**Problem details**
Return the lines below that carry the word "this".

**Excerpted records**
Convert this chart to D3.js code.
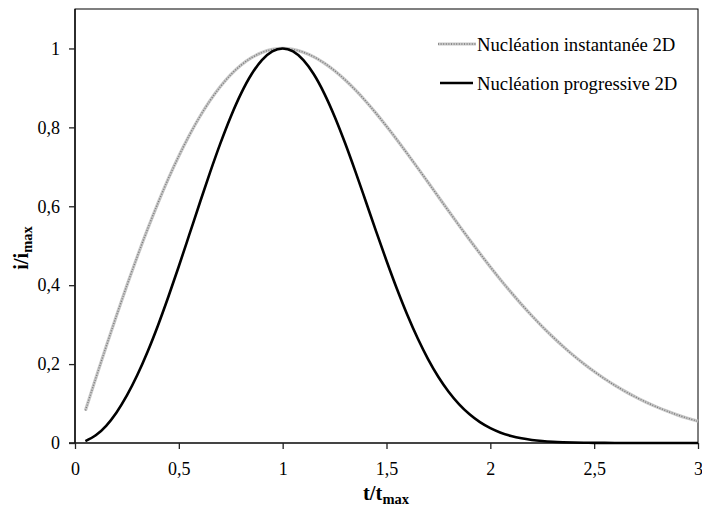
<!DOCTYPE html>
<html>
<head>
<meta charset="utf-8">
<script src="https://cdn.jsdelivr.net/npm/d3@7"></script>
<style>
  body { margin: 0; background: #fff; }
  text { font-family: "Liberation Serif", "Times New Roman", serif; }
</style>
</head>
<body>
<svg id="chart" width="702" height="509"></svg>
<script>
// Reduced time t/tmax
const tValues = [
  0.05, 0.10, 0.15, 0.20, 0.25, 0.30, 0.35, 0.40, 0.45, 0.50,
  0.55, 0.60, 0.65, 0.70, 0.75, 0.80, 0.85, 0.90, 0.95, 1.00,
  1.05, 1.10, 1.15, 1.20, 1.25, 1.30, 1.35, 1.40, 1.45, 1.50,
  1.55, 1.60, 1.65, 1.70, 1.75, 1.80, 1.85, 1.90, 1.95, 2.00,
  2.05, 2.10, 2.15, 2.20, 2.25, 2.30, 2.35, 2.40, 2.45, 2.50,
  2.55, 2.60, 2.65, 2.70, 2.75, 2.80, 2.85, 2.90, 2.95, 3.00
];

// i/imax, instantaneous 2D nucleation
const instantaneous = [
  0.0823, 0.1641, 0.2445, 0.3232, 0.3995, 0.4729, 0.5428, 0.6088, 0.6705, 0.7275,
  0.7795, 0.8263, 0.8676, 0.9033, 0.9334, 0.9578, 0.9765, 0.9897, 0.9975, 1.0000,
  0.9975, 0.9904, 0.9787, 0.9630, 0.9436, 0.9207, 0.8948, 0.8663, 0.8355, 0.8029,
  0.7688, 0.7335, 0.6974, 0.6608, 0.6240, 0.5873, 0.5510, 0.5152, 0.4803, 0.4463,
  0.4134, 0.3818, 0.3514, 0.3225, 0.2951, 0.2693, 0.2449, 0.2221, 0.2009, 0.1811,
  0.1628, 0.1459, 0.1305, 0.1163, 0.1034, 0.0916, 0.0810, 0.0713, 0.0627, 0.0550
];

// i/imax, progressive 2D nucleation
const progressive = [
  0.0049, 0.0195, 0.0437, 0.0775, 0.1205, 0.1722, 0.2319, 0.2986, 0.3712, 0.4480,
  0.5273, 0.6071, 0.6852, 0.7593, 0.8270, 0.8861, 0.9345, 0.9704, 0.9925, 1.0000,
  0.9925, 0.9704, 0.9345, 0.8863, 0.8277, 0.7609, 0.6884, 0.6128, 0.5365, 0.4619,
  0.3909, 0.3250, 0.2654, 0.2128, 0.1674, 0.1293, 0.0979, 0.0727, 0.0528, 0.0376,
  0.0262, 0.0179, 0.0119, 0.0078, 0.0050, 0.0031, 0.0019, 0.0011, 0.0006, 0.0004,
  0.0002, 0.0001, 0.0001, 0.0000, 0.0000, 0.0000, 0.0000, 0.0000, 0.0000, 0.0000
];

const xTicks = [0, 0.5, 1, 1.5, 2, 2.5, 3];
const yTicks = [0, 0.2, 0.4, 0.6, 0.8, 1];
const legendLabels = ["Nucléation instantanée 2D", "Nucléation progressive 2D"];

const svg = d3.select("#chart");
const margin = { left: 75, top: 9, right: 4, bottom: 66 };
const W = 702, H = 509;

const x = d3.scaleLinear().domain([0, 3]).range([margin.left, W - margin.right]);
const y = d3.scaleLinear().domain([0, 1.1]).range([H - margin.bottom, margin.top]);

const fmt = d => String(d).replace(".", ",");

// Plot frame (top and right edges)
svg.append("rect")
  .attr("x", x(0)).attr("y", y(1.1))
  .attr("width", x(3) - x(0)).attr("height", y(0) - y(1.1))
  .attr("fill", "none").attr("stroke", "#000").attr("stroke-width", 1);

// Axes
const xAxis = svg.append("g")
  .attr("transform", `translate(0,${y(0)})`)
  .call(d3.axisBottom(x).tickValues(xTicks).tickFormat(fmt).tickSize(6).tickPadding(13));
const yAxis = svg.append("g")
  .attr("transform", `translate(${x(0)},0)`)
  .call(d3.axisLeft(y).tickValues(yTicks).tickFormat(fmt).tickSize(6).tickPadding(9));

[xAxis, yAxis].forEach(g => {
  g.attr("font-size", null).attr("font-family", null);
  g.selectAll("text").attr("font-size", 18).attr("fill", "#000");
  g.selectAll("line").attr("stroke", "#222");
});
yAxis.select(".domain").attr("stroke", "#000").attr("stroke-width", 1.3)
  .attr("d", `M0,${y(0)}V${y(1.1)}`);
xAxis.select(".domain").attr("stroke", "#444").attr("stroke-width", 2)
  .attr("d", `M${-6},0H${x(3) - x(0)}`).attr("transform", `translate(${x(0)},0)`);
xAxis.selectAll(".tick line").attr("stroke-width", 1.3);
yAxis.selectAll(".tick line").attr("stroke-width", 1.3);

const line = series => d3.line()
  .x((d, i) => x(tValues[i]))
  .y(d => y(d))
  .curve(d3.curveMonotoneX)(series);

// Instantaneous curve: grey stippled band
function drawStipple(sel, d) {
  sel.append("path").attr("d", d).attr("fill", "none")
    .attr("stroke", "#c8c8c8").attr("stroke-width", 3.2);
  sel.append("path").attr("d", d).attr("fill", "none")
    .attr("stroke", "#7a7a7a").attr("stroke-width", 1.4)
    .attr("stroke-dasharray", "1,1.6");
}
drawStipple(svg.append("g"), line(instantaneous));

// Progressive curve
svg.append("path").attr("d", line(progressive)).attr("fill", "none")
  .attr("stroke", "#000").attr("stroke-width", 2.6).attr("stroke-linejoin", "round");

// Legend
const legend = svg.append("g");
drawStipple(legend, `M438,44H476`);
legend.append("line").attr("x1", 440).attr("x2", 473).attr("y1", 83).attr("y2", 83)
  .attr("stroke", "#000").attr("stroke-width", 2.6);
legendLabels.forEach((t, i) => {
  legend.append("text").attr("x", 477).attr("y", 51 + i * 39)
    .attr("font-size", 18.7).attr("fill", "#000").text(t);
});

// Axis titles
const xt = svg.append("text").attr("x", 386).attr("y", 500)
  .attr("text-anchor", "middle").attr("font-weight", "bold").attr("font-size", 20.5);
xt.append("tspan").text("t/t");
xt.append("tspan").attr("font-size", 14.5).attr("dy", 4).text("max");

const yt = svg.append("text")
  .attr("transform", `translate(28,248) rotate(-90)`)
  .attr("text-anchor", "middle").attr("font-weight", "bold").attr("font-size", 20.5);
yt.append("tspan").text("i/i");
yt.append("tspan").attr("font-size", 14.5).attr("dy", 4).text("max");
</script>
</body>
</html>
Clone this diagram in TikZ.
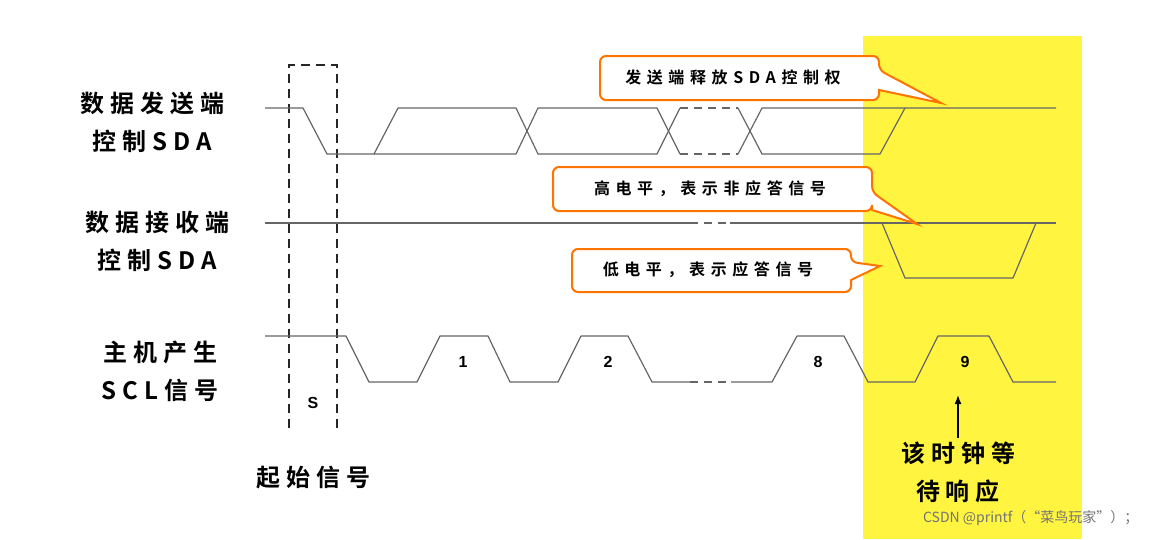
\documentclass[tikz,border=0pt]{standalone}
\usepackage{fontspec}
\usetikzlibrary{arrows.meta}
\setmainfont{Liberation Sans}
\newfontfamily\cjk{Noto Sans CJK SC}
\newfontfamily\cjkb{Noto Sans CJK SC Bold}[LetterSpace=25]
\newfontfamily\cjkc{Noto Sans CJK SC Bold}[LetterSpace=35]
\begin{document}
\begin{tikzpicture}[x=1pt,y=-1pt,
  sig/.style={draw=black!60,line width=1.2pt,line join=round},
  dsig/.style={sig,dash pattern=on 8pt off 6pt},
  lbl/.style={font=\cjkb\fontsize{24}{38}\selectfont,align=center},
  call/.style={draw=orange!90!red,line width=2pt,fill=white,rounded corners=6pt},
  calltxt/.style={font=\cjkc\fontsize{16}{18}\selectfont},
  num/.style={font=\bfseries\fontsize{16}{18}\selectfont}]
\useasboundingbox (0,0) rectangle (1150,539);
\fill[yellow!75!white] (863,36) rectangle (1082,539);
% dashed start box
\draw[black!85,line width=1.1pt,dash pattern=on 9pt off 6pt] (289,428) -- (289,65) -- (337,65) -- (337,428);
% SDA sender
\draw[sig] (265,108) -- (303,108) -- (327,154) -- (374,154) -- (398,108) -- (516,108) -- (538,154) -- (657,154) -- (680,108);
\draw[sig] (374,154) -- (516,154) -- (538,108) -- (657,108) -- (680,154);
\draw[dsig] (680,108) -- (738,108) (680,154) -- (738,154);
\draw[sig] (738,108) -- (762,154) -- (880,154) -- (905,108);
\draw[sig] (738,154) -- (762,108) -- (1056,108);
% SDA receiver
\draw[sig] (265,223) -- (690,223);
\draw[dsig] (690,223) -- (730,223);
\draw[sig] (730,223) -- (1056,223);
\draw[sig] (882,223) -- (905,278) -- (1013,278) -- (1036,223);
% SCL
\draw[sig] (265,336) -- (346,336) -- (369,382) -- (417,382) -- (440,336) -- (488,336) -- (510,382) -- (558,382) -- (581,336) -- (628,336) -- (652,382) -- (690,382);
\draw[dsig] (690,382) -- (731,382);
\draw[sig] (731,382) -- (772,382) -- (797,336) -- (844,336) -- (868,382) -- (915,382) -- (938,336) -- (989,336) -- (1013,382) -- (1056,382);
% callouts
\draw[call] (600,56) -- (879,56) -- (879,70) [sharp corners] -- (941,103) -- (879,90) [rounded corners=6pt] -- (879,100) -- (600,100) -- cycle;
\node[calltxt] (c1) at (733,77) {发送端释放SDA控制权};
\draw[call] (553,167) -- (872,167) -- (872,192) [sharp corners] -- (917,224) -- (872,210) [rounded corners=6pt] -- (872,211) -- (553,211) -- cycle;
\node[calltxt] (c2) at (710,189) {高电平，表示非应答信号};
\draw[call] (572,249) -- (851,249) -- (851,262) [sharp corners] -- (880,266) -- (851,280) [rounded corners=6pt] -- (851,292) -- (572,292) -- cycle;
\node[calltxt] (c3) at (708,270) {低电平，表示应答信号};
% numbers
\node[num] (n1) at (463,362) {1};
\node[num] (n2) at (608,362) {2};
\node[num] (n8) at (818,362) {8};
\node[num] (n9) at (965,362) {9};
\node[num] (s) at (313,403) {S};
% labels
\node[lbl] (l1) at (152,122) {数据发送端\\控制SDA};
\node[lbl] (l2) at (157,241) {数据接收端\\控制SDA};
\node[lbl] (l3) at (160,371) {主机产生\\SCL信号};
\node[lbl] (st) at (313,477) {起始信号};
\node[lbl] (wt) at (958,472) {该时钟等\\待响应};
\coordinate (ar) at (958,395);
\draw[-{Latex[length=9pt,width=7pt]},line width=1.5pt] (958,438) -- (ar);
\node[font=\cjk\fontsize{14}{16}\selectfont,text=black!55,anchor=east] (wm) at (1142,518) {CSDN @printf（“菜鸟玩家”）；};
\end{tikzpicture}
\end{document}
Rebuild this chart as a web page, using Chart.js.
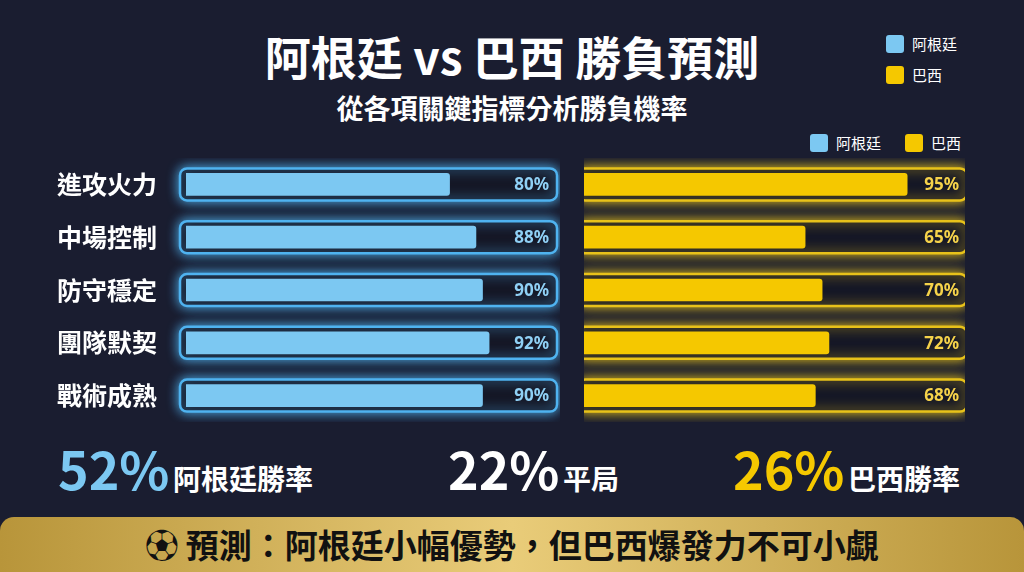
<!DOCTYPE html>
<html>
<head>
<meta charset="utf-8">
<script src="https://cdn.jsdelivr.net/npm/chart.js@4.4.1/dist/chart.umd.min.js"></script>
<style>
  body { margin: 0; width: 1024px; height: 572px; background: #1a1d30; overflow: hidden;
         font-family: "Noto Sans CJK TC", "Noto Sans", sans-serif; color: #fff; position: relative; }
  .abs { position: absolute; }
  #title { top: 22px; left: 0; width: 1024px; text-align: center; font-size: 46px; font-weight: 700; }
  #sub { top: 88px; left: 0; width: 1024px; text-align: center; font-size: 27px; font-weight: 700; }
  .sw { display: inline-block; width: 18px; height: 18px; border-radius: 3px; vertical-align: -3px; margin-right: 8px; }
  .leg { font-size: 15px; }
  .big { font-size: 52px; font-weight: 700; }
  .lbl { font-size: 28px; font-weight: 700; }
  #banner { left: 0; top: 517px; width: 1024px; height: 55px; border-radius: 14px 14px 0 0;
            background: linear-gradient(90deg, #b8953a, #e9cc79 50%, #b8953a);
            color: #111; font-size: 33px; font-weight: 700; text-align: center; line-height: 55px; }
</style>
</head>
<body>
<div id="title" class="abs">阿根廷 vs 巴西 勝負預測</div>
<div id="sub" class="abs">從各項關鍵指標分析勝負機率</div>
<div class="abs leg" style="left:886px;top:33px"><span class="sw" style="background:#7cc8f2"></span>阿根廷</div>
<div class="abs leg" style="left:886px;top:64px"><span class="sw" style="background:#f5c800"></span>巴西</div>
<div class="abs leg" style="left:810px;top:132px"><span class="sw" style="background:#7cc8f2"></span>阿根廷</div>
<div class="abs leg" style="left:905px;top:132px"><span class="sw" style="background:#f5c800"></span>巴西</div>

<div class="abs" style="left:50px;top:158px;width:510px;height:264px"><canvas id="argChart"></canvas></div>
<div class="abs" style="left:584px;top:158px;width:381px;height:264px"><canvas id="braChart"></canvas></div>

<div class="abs" style="left:58px;top:430px"><span class="big" style="color:#7cc8f2">52%</span> <span class="lbl">阿根廷勝率</span></div>
<div class="abs" style="left:448px;top:430px"><span class="big">22%</span> <span class="lbl">平局</span></div>
<div class="abs" style="left:733px;top:430px"><span class="big" style="color:#f5c800">26%</span> <span class="lbl">巴西勝率</span></div>
<div id="banner" class="abs">⚽ 預測：阿根廷小幅優勢，但巴西爆發力不可小覷</div>

<script>
const categories = ['進攻火力', '中場控制', '防守穩定', '團隊默契', '戰術成熟'];
const argentinaValues = [80, 88, 90, 92, 90];
const brazilValues = [95, 65, 70, 72, 68];

// Glowing track behind each bar plus the percent label inside it
const trackPlugin = {
    id: 'track',
    beforeDatasetsDraw(chart) {
        const ctx = chart.ctx;
        const area = chart.chartArea;
        const color = chart.options.plugins.track.color;
        chart.getDatasetMeta(0).data.forEach(bar => {
            ctx.save();
            ctx.strokeStyle = color;
            ctx.lineWidth = 2.5;
            ctx.shadowColor = color;
            ctx.shadowBlur = 12;
            ctx.fillStyle = '#151726';
            ctx.beginPath();
            ctx.roundRect(area.left - 6, bar.y - 16, area.right - area.left + 8, 32, 7);
            ctx.fill();
            ctx.stroke();
            ctx.restore();
        });
    },
    afterDatasetsDraw(chart) {
        const ctx = chart.ctx;
        const area = chart.chartArea;
        const opts = chart.options.plugins.track;
        const values = chart.data.datasets[0].data;
        chart.getDatasetMeta(0).data.forEach((bar, i) => {
            ctx.save();
            ctx.fillStyle = opts.textColor;
            ctx.font = 'bold 17px "Noto Sans", sans-serif';
            ctx.textAlign = 'right';
            ctx.textBaseline = 'middle';
            ctx.fillText(values[i] + '%', area.right - 6, bar.y + 1);
            ctx.restore();
        });
    }
};

function makeChart(id, values, fill, glow, textColor, showLabels) {
    return new Chart(document.getElementById(id), {
        type: 'bar',
        data: {
            labels: categories,
            datasets: [{ data: values, backgroundColor: fill, borderRadius: 3, barThickness: 22 }]
        },
        options: {
            indexAxis: 'y',
            responsive: true,
            maintainAspectRatio: false,
            animation: false,
            layout: { padding: { left: showLabels ? 7 : 0, right: showLabels ? 5 : 0 } },
            plugins: {
                legend: { display: false },
                tooltip: { enabled: false },
                track: { color: glow, textColor: textColor }
            },
            scales: {
                x: { display: false, min: 0, max: 112 },
                y: {
                    display: showLabels,
                    grid: { display: false },
                    border: { display: false },
                    afterFit: s => {
                        if (showLabels) s.width = 129;
                        s.paddingTop = 0;
                        s.paddingBottom = 0;
                    },
                    ticks: {
                        color: '#ffffff',
                        crossAlign: 'far',
                        font: { size: 25, weight: 'bold', family: '"Noto Sans CJK TC", sans-serif' }
                    }
                }
            }
        },
        plugins: [trackPlugin]
    });
}

makeChart('argChart', argentinaValues, '#7cc8f2', '#4fb3f0', '#8fd0f5', true);
makeChart('braChart', brazilValues, '#f5c800', '#e8c21a', '#f5d24a', false);
</script>
</body>
</html>
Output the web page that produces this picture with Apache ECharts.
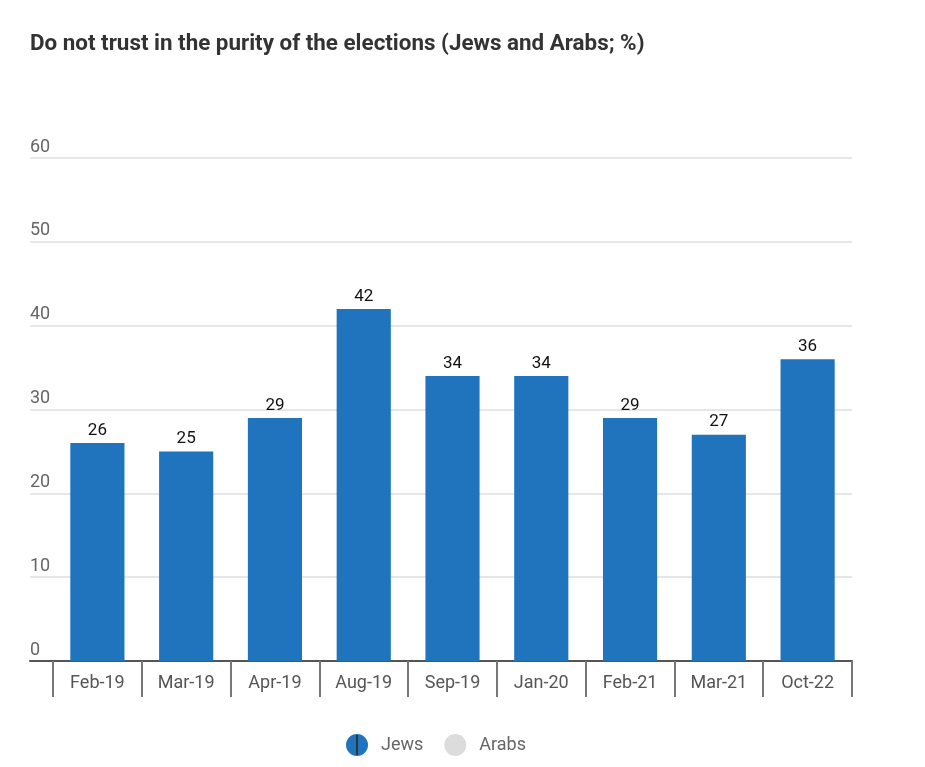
<!DOCTYPE html>
<html>
<head>
<meta charset="utf-8">
<script src="https://cdn.jsdelivr.net/npm/echarts@6/dist/echarts.min.js"></script>
<style>html,body{margin:0;padding:0;background:#fff;}#c{width:925px;height:767px;}</style>
</head>
<body>
<div id="c"></div>
<script>
var titleText = 'Do not trust in the purity of the elections (Jews and Arabs; %)';
var categories = ['Feb-19','Mar-19','Apr-19','Aug-19','Sep-19','Jan-20','Feb-21','Mar-21','Oct-22'];
var jews = [26, 25, 29, 42, 34, 34, 29, 27, 36];
var arabs = [];
var yTicks = [0, 10, 20, 30, 40, 50, 60];

var FONT = 'Roboto, "Noto Sans", sans-serif';
var chart = echarts.init(document.getElementById('c'), null, {renderer: 'canvas'});
chart.setOption({
  animation: false,
  backgroundColor: '#fff',
  textStyle: {fontFamily: FONT},
  title: {
    text: titleText, left: 25, top: 28,
    textStyle: {fontFamily: FONT, fontSize: 22.4, fontWeight: 'bold', color: '#333'}
  },
  legend: {
    top: 729, left: 341, icon: 'circle', itemWidth: 22, itemHeight: 22, itemGap: 21,
    textStyle: {fontFamily: FONT, fontSize: 18, color: '#666', padding: [0, 0, 0, 8]},
    data: ['Jews', 'Arabs']
  },
  graphic: [
    {type: 'line', z: 100, zlevel: 1, shape: {x1: 357, y1: 735, x2: 357, y2: 755}, style: {stroke: '#333', lineWidth: 2}, silent: true}
  ],
  grid: [
    {left: 30, right: 73, top: 158, bottom: 106},
    {left: 53, right: 73, top: 158, bottom: 106}
  ],
  xAxis: [
    {gridIndex: 0, type: 'value', min: 0, max: 1, show: true,
     axisLine: {show: true, onZero: false, lineStyle: {color: '#555', width: 2}},
     axisTick: {show: false}, axisLabel: {show: false}, splitLine: {show: false}},
    {gridIndex: 1, type: 'category', data: categories,
     axisLine: {show: false},
     axisTick: {show: true, length: 36, lineStyle: {color: '#777', width: 2}},
     axisLabel: {fontFamily: FONT, fontSize: 18, color: '#555', margin: 13},
     splitLine: {show: false}}
  ],
  yAxis: [
    {gridIndex: 0, type: 'value', min: yTicks[0], max: yTicks[yTicks.length-1], interval: 10,
     axisLine: {show: false}, axisTick: {show: false},
     axisLabel: {inside: true, margin: 0, verticalAlign: 'bottom', padding: [0,0,2,0],
                 fontFamily: FONT, fontSize: 18, color: '#666'},
     splitLine: {show: true, lineStyle: {color: '#e6e6e6', width: 2}}},
    {gridIndex: 1, type: 'value', min: yTicks[0], max: yTicks[yTicks.length-1], interval: 10,
     show: false, splitLine: {show: false}}
  ],
  series: [
    {name: 'Jews', type: 'bar', xAxisIndex: 1, yAxisIndex: 1, data: jews,
     barWidth: '61%', itemStyle: {color: '#1f74bd'},
     label: {show: true, position: 'top', distance: 4, fontFamily: FONT, fontSize: 17, color: '#111'}},
    {name: 'Arabs', type: 'bar', xAxisIndex: 0, yAxisIndex: 0, data: arabs,
     itemStyle: {color: '#dcdcdc'}}
  ]
});
</script>
</body>
</html>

**Worked solution**
Convert this chart to D3.js code.
Clone this diagram in TikZ.
Rebuild this chart as a web page, using Chart.js.
Output the web page that produces this picture with Apache ECharts.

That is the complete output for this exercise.